## [INSTRUCTIONS TO FOLLOW]
Below are entries. Give back exactly the lines from the one containing "What Plotly code" through the one containing "418, 410, 407]", inclusive, without the pictures.

## [Collection entries]
%%

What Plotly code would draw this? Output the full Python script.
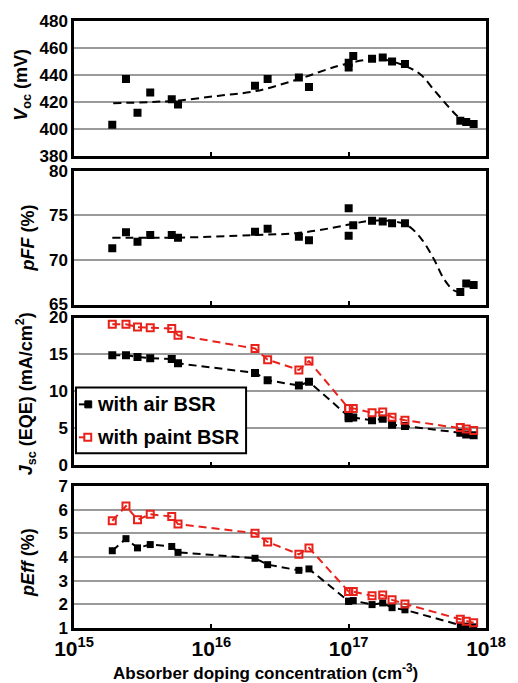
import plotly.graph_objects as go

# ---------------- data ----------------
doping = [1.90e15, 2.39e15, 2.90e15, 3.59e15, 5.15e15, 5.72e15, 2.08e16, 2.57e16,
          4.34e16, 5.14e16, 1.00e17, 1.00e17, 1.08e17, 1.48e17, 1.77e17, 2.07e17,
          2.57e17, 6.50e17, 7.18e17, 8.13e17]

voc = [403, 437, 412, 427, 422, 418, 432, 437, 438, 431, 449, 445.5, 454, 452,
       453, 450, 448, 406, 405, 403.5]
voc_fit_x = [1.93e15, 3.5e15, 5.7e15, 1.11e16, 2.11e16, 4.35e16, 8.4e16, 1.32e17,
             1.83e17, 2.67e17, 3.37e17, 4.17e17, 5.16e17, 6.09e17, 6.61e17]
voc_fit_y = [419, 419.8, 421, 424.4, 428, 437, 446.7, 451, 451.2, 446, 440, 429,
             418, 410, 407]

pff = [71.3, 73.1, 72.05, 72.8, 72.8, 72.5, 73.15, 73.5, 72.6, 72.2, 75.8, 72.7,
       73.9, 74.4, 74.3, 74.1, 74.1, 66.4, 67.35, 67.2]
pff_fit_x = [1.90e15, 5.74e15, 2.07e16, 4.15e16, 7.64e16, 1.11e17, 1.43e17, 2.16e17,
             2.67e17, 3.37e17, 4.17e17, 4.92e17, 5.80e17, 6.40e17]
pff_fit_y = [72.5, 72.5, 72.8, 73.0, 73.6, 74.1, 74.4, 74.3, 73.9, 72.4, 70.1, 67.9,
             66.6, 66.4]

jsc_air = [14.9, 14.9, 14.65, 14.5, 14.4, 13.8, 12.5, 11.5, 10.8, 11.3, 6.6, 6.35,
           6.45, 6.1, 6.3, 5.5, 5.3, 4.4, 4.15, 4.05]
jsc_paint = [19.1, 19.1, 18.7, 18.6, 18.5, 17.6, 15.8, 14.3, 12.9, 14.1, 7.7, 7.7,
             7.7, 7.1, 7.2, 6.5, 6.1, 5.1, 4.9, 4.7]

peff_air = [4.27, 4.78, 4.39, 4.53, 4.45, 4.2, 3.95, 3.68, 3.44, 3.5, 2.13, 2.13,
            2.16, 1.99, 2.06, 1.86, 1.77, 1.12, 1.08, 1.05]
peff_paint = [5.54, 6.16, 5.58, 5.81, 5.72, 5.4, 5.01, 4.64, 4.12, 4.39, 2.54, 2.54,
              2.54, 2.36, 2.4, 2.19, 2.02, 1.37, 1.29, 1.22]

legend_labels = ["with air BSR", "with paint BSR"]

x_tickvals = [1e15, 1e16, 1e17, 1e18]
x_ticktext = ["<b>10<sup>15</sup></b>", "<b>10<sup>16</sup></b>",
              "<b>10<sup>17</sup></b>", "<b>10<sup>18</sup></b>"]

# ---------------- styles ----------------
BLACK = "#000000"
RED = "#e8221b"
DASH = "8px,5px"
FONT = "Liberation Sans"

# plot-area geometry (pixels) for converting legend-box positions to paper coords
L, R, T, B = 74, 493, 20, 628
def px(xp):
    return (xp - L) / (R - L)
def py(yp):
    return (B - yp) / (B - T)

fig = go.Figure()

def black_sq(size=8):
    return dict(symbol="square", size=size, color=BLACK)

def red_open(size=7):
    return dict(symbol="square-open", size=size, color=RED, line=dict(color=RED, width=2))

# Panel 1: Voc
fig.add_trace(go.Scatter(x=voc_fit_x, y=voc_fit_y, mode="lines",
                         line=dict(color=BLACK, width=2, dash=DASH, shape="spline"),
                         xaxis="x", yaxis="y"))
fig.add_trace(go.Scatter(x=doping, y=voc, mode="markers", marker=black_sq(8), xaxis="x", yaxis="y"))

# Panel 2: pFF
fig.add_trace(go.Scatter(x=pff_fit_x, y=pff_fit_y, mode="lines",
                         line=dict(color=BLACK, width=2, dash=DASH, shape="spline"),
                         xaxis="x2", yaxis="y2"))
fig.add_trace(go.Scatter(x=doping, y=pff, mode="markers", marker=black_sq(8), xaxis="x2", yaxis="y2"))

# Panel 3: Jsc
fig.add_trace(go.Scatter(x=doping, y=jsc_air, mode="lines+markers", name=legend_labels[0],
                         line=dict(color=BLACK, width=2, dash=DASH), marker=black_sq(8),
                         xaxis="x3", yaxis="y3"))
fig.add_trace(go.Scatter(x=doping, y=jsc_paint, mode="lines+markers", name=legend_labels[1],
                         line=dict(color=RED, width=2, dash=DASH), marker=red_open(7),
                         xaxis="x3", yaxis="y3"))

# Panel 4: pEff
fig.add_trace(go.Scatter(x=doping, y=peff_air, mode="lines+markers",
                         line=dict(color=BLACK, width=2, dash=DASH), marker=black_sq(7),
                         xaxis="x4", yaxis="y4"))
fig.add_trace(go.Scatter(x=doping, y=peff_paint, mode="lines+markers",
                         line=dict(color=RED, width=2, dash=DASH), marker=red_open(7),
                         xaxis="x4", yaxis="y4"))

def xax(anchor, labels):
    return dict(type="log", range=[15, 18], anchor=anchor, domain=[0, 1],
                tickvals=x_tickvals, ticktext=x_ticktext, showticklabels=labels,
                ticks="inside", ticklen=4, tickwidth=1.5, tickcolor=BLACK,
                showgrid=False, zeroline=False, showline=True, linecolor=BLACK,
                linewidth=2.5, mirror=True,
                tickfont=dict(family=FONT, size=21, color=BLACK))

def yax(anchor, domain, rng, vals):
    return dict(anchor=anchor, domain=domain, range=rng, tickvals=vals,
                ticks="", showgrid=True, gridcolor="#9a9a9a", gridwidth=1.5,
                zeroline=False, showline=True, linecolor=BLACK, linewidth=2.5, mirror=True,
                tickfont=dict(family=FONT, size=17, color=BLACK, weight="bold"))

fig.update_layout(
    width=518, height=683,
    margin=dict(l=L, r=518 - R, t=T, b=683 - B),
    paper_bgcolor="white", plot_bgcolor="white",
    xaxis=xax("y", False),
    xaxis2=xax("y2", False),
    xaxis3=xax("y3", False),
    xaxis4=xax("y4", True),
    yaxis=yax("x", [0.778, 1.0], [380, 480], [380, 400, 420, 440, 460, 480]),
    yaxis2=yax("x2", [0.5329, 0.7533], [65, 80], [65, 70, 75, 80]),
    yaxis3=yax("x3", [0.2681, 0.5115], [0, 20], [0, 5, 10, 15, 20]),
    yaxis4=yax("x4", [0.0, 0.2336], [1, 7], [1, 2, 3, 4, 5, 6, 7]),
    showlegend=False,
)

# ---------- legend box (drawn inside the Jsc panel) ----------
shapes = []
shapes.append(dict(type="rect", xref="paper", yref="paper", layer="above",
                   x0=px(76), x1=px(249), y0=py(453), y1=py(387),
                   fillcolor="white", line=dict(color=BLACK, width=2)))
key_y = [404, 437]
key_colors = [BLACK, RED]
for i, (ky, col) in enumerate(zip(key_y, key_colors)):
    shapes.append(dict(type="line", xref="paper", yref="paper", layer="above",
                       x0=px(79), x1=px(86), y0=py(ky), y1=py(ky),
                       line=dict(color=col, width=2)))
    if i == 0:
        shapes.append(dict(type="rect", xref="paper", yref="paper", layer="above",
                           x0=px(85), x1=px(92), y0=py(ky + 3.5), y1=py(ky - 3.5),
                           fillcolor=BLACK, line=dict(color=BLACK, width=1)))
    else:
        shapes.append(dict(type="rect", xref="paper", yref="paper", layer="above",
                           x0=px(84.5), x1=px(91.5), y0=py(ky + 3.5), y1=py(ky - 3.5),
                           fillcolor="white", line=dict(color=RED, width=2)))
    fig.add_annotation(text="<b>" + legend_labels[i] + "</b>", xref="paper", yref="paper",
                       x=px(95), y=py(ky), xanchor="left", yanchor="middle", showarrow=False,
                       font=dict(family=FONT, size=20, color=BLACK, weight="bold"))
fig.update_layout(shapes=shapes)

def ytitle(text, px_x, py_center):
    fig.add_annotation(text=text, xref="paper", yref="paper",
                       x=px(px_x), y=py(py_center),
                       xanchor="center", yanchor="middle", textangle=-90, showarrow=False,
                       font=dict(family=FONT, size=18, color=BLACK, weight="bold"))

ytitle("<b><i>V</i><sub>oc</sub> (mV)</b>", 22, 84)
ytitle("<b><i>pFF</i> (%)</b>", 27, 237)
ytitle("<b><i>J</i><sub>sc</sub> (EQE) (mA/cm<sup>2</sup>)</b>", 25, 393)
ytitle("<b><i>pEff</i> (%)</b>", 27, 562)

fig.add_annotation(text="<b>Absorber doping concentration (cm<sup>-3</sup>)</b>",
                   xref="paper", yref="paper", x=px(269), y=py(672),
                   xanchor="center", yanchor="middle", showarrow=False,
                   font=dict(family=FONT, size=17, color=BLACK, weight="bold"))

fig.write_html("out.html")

%%
%%

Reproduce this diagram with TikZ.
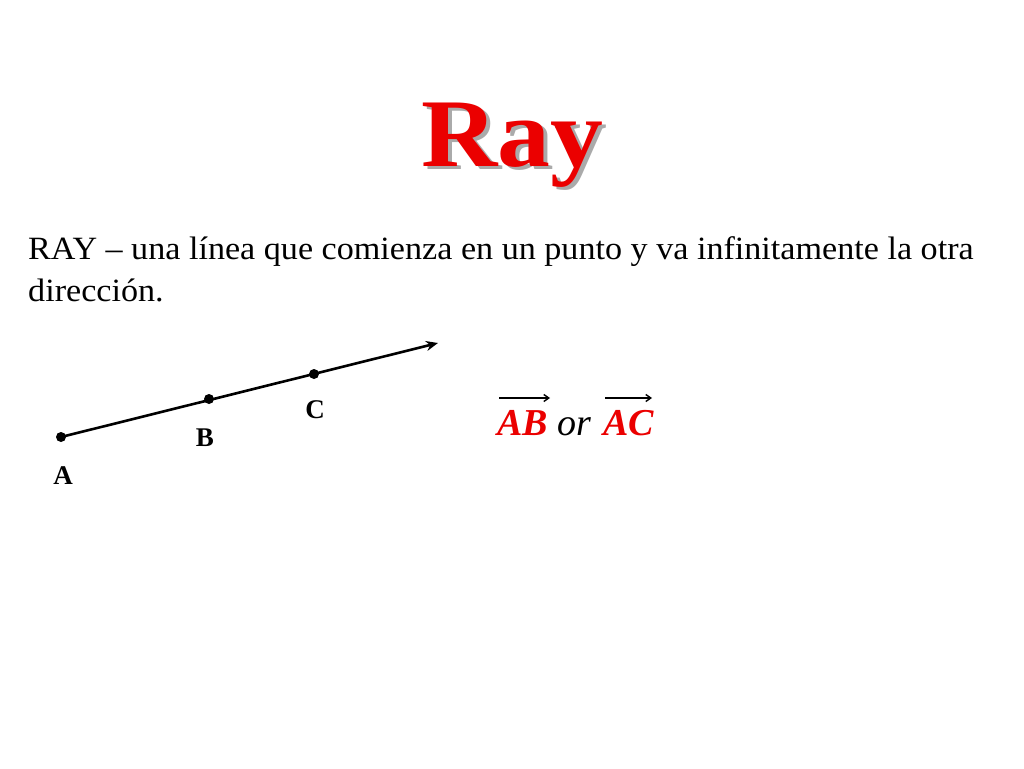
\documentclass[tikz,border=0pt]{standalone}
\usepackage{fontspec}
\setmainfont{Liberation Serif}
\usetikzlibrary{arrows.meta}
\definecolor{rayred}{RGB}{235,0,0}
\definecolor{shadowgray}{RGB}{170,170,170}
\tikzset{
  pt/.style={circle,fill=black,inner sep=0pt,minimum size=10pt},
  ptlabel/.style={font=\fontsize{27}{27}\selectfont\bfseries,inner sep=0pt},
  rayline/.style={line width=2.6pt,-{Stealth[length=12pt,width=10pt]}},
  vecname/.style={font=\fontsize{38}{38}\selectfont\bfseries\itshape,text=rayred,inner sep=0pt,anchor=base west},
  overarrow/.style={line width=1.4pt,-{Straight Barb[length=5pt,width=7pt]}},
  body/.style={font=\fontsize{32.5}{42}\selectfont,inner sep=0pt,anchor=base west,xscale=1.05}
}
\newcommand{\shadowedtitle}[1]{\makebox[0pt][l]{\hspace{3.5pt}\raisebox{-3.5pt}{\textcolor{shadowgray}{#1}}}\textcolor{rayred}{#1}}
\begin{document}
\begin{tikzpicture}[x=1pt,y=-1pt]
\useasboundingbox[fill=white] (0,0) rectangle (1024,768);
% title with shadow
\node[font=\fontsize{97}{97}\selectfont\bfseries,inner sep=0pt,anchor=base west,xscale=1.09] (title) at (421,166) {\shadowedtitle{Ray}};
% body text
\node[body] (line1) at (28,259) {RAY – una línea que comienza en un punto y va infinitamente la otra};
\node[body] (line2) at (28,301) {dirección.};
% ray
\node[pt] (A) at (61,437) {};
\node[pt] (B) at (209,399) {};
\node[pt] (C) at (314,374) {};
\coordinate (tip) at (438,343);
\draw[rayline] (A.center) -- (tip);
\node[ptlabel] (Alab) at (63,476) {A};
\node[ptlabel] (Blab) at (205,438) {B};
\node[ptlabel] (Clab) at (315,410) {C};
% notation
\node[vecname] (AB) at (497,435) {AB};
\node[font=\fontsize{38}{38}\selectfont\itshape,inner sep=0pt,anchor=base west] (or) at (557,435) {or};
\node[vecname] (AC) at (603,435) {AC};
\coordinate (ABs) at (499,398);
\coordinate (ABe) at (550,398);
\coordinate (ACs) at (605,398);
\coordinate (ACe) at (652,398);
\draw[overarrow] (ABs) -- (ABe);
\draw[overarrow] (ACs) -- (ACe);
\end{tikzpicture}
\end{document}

%%

## [OUTPUT OF THE TASK]
What Plotly code would draw this? Output the full Python script.
import plotly.graph_objects as go

# ---------------- data ----------------
doping = [1.90e15, 2.39e15, 2.90e15, 3.59e15, 5.15e15, 5.72e15, 2.08e16, 2.57e16,
          4.34e16, 5.14e16, 1.00e17, 1.00e17, 1.08e17, 1.48e17, 1.77e17, 2.07e17,
          2.57e17, 6.50e17, 7.18e17, 8.13e17]

voc = [403, 437, 412, 427, 422, 418, 432, 437, 438, 431, 449, 445.5, 454, 452,
       453, 450, 448, 406, 405, 403.5]
voc_fit_x = [1.93e15, 3.5e15, 5.7e15, 1.11e16, 2.11e16, 4.35e16, 8.4e16, 1.32e17,
             1.83e17, 2.67e17, 3.37e17, 4.17e17, 5.16e17, 6.09e17, 6.61e17]
voc_fit_y = [419, 419.8, 421, 424.4, 428, 437, 446.7, 451, 451.2, 446, 440, 429,
             418, 410, 407]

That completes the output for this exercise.